Exactly as written, retype the listing below, omitting the pictures.

'''

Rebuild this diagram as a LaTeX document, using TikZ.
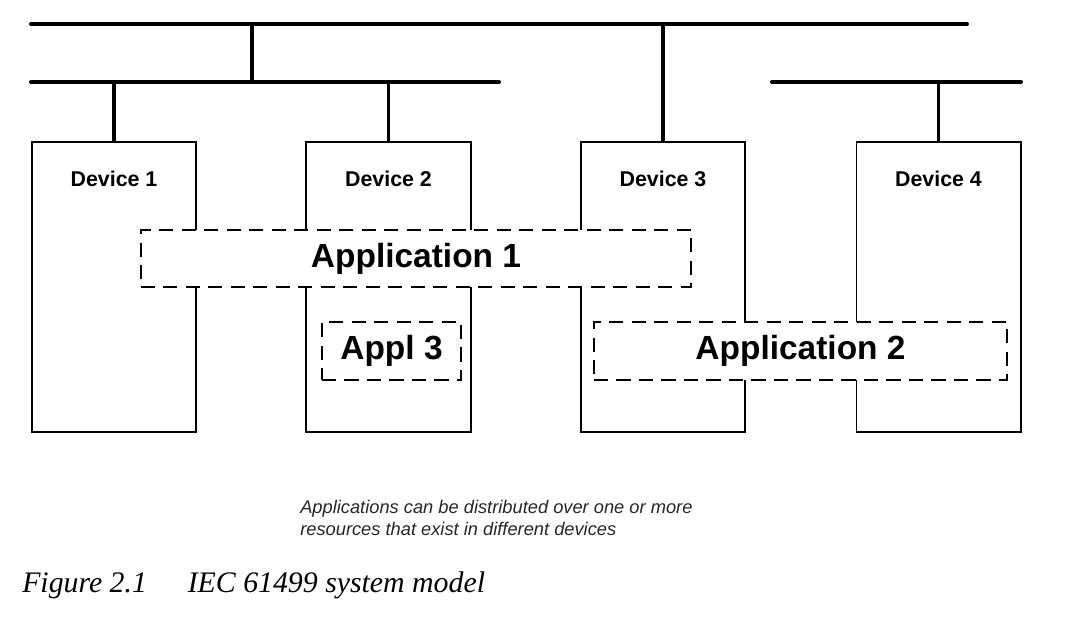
\documentclass[tikz,border=0pt]{standalone}
\usepackage{fontspec}
\setmainfont{Liberation Serif}
\setsansfont{Liberation Sans}
\usetikzlibrary{positioning}

\begin{document}
\begin{tikzpicture}[x=0.025cm,y=-0.025cm,
    bus/.style={line width=2.8pt,line cap=round},
    drop/.style={line width=2.8pt},
    device/.style={draw,line width=1.4pt,minimum width=4.1cm,minimum height=7.25cm,anchor=north,inner sep=0pt},
    devlabel/.style={inner sep=0pt,font=\sffamily\bfseries\fontsize{15.2}{18}\selectfont},
    appbox/.style={draw,fill=white,line width=1.8pt,dash pattern=on 10pt off 6pt,inner sep=0pt,
      font=\sffamily\bfseries\fontsize{23.8}{28}\selectfont}]
  \useasboundingbox (0,0) rectangle (1074,618);
  % networks
  \coordinate (netA west) at (31,24);
  \coordinate (netA east) at (967,24);
  \coordinate (netB west) at (31,82);
  \coordinate (netB east) at (499,82);
  \coordinate (netC west) at (772,82);
  \coordinate (netC east) at (1021,82);
  \coordinate (tap) at (252,24);
  \draw[bus] (netA west) -- (netA east);
  \draw[bus] (netB west) -- (netB east);
  \draw[bus] (netC west) -- (netC east);
  \draw[drop] (tap) -- (tap |- netB west);
  % devices
  \node[device] (dev1) at (114,141) {};
  \node[device] (dev2) at (388.5,141) {};
  \node[device] (dev3) at (663,141) {};
  \node[device] (dev4) at (938.5,141) {};
  \node[devlabel, below=0.74cm of dev1.north] (lab1) {Device 1};
  \node[devlabel, below=0.74cm of dev2.north] (lab2) {Device 2};
  \node[devlabel, below=0.74cm of dev3.north] (lab3) {Device 3};
  \node[devlabel, below=0.74cm of dev4.north] (lab4) {Device 4};
  \draw[drop] (dev1.north) -- (dev1.north |- netB west);
  \draw[drop] (dev2.north) -- (dev2.north |- netB west);
  \draw[drop] (dev3.north) -- (dev3.north |- netA west);
  \draw[drop] (dev4.north) -- (dev4.north |- netC west);
  % applications
  \node[appbox, minimum width=13.75cm, minimum height=1.425cm] (app1) at (416,258.5) {Application 1};
  \node[appbox, minimum width=3.475cm, minimum height=1.45cm] (app3) at (391.5,351) {Appl 3};
  \node[appbox, minimum width=10.325cm, minimum height=1.45cm] (app2) at (800.5,351) {Application 2};
  % notes
  \node[anchor=north west, inner sep=0pt, align=left, text=black!85,
    font=\sffamily\itshape\fontsize{13}{15.6}\selectfont] (note) at (300,500)
    {Applications can be distributed over one or more\\resources that exist in different devices};
  \node[anchor=base west, inner sep=0pt, font=\itshape\fontsize{21.2}{25}\selectfont] (caption) at (22,592)
    {Figure 2.1\hspace{29pt}IEC 61499 system model};
\end{tikzpicture}
\end{document}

'''

» Output below:
Rebuild this diagram as a LaTeX document, using TikZ.
\documentclass[tikz,border=0pt]{standalone}
\usepackage{fontspec}
\setmainfont{Liberation Serif}
\setsansfont{Liberation Sans}
\usetikzlibrary{positioning}

\begin{document}
\begin{tikzpicture}[x=0.025cm,y=-0.025cm,
    bus/.style={line width=2.8pt,line cap=round},
    drop/.style={line width=2.8pt},
    device/.style={draw,line width=1.4pt,minimum width=4.1cm,minimum height=7.25cm,anchor=north,inner sep=0pt},
    devlabel/.style={inner sep=0pt,font=\sffamily\bfseries\fontsize{15.2}{18}\selectfont},
    appbox/.style={draw,fill=white,line width=1.8pt,dash pattern=on 10pt off 6pt,inner sep=0pt,
      font=\sffamily\bfseries\fontsize{23.8}{28}\selectfont}]
  \useasboundingbox (0,0) rectangle (1074,618);
  % networks
  \coordinate (netA west) at (31,24);
  \coordinate (netA east) at (967,24);
  \coordinate (netB west) at (31,82);
  \coordinate (netB east) at (499,82);
  \coordinate (netC west) at (772,82);
  \coordinate (netC east) at (1021,82);
  \coordinate (tap) at (252,24);
  \draw[bus] (netA west) -- (netA east);
  \draw[bus] (netB west) -- (netB east);
  \draw[bus] (netC west) -- (netC east);
  \draw[drop] (tap) -- (tap |- netB west);
  % devices
  \node[device] (dev1) at (114,141) {};
  \node[device] (dev2) at (388.5,141) {};
  \node[device] (dev3) at (663,141) {};
  \node[device] (dev4) at (938.5,141) {};
  \node[devlabel, below=0.74cm of dev1.north] (lab1) {Device 1};
  \node[devlabel, below=0.74cm of dev2.north] (lab2) {Device 2};
  \node[devlabel, below=0.74cm of dev3.north] (lab3) {Device 3};
  \node[devlabel, below=0.74cm of dev4.north] (lab4) {Device 4};
  \draw[drop] (dev1.north) -- (dev1.north |- netB west);
  \draw[drop] (dev2.north) -- (dev2.north |- netB west);
  \draw[drop] (dev3.north) -- (dev3.north |- netA west);
  \draw[drop] (dev4.north) -- (dev4.north |- netC west);
  % applications
  \node[appbox, minimum width=13.75cm, minimum height=1.425cm] (app1) at (416,258.5) {Application 1};
  \node[appbox, minimum width=3.475cm, minimum height=1.45cm] (app3) at (391.5,351) {Appl 3};
  \node[appbox, minimum width=10.325cm, minimum height=1.45cm] (app2) at (800.5,351) {Application 2};
  % notes
  \node[anchor=north west, inner sep=0pt, align=left, text=black!85,
    font=\sffamily\itshape\fontsize{13}{15.6}\selectfont] (note) at (300,500)
    {Applications can be distributed over one or more\\resources that exist in different devices};
  \node[anchor=base west, inner sep=0pt, font=\itshape\fontsize{21.2}{25}\selectfont] (caption) at (22,592)
    {Figure 2.1\hspace{29pt}IEC 61499 system model};
\end{tikzpicture}
\end{document}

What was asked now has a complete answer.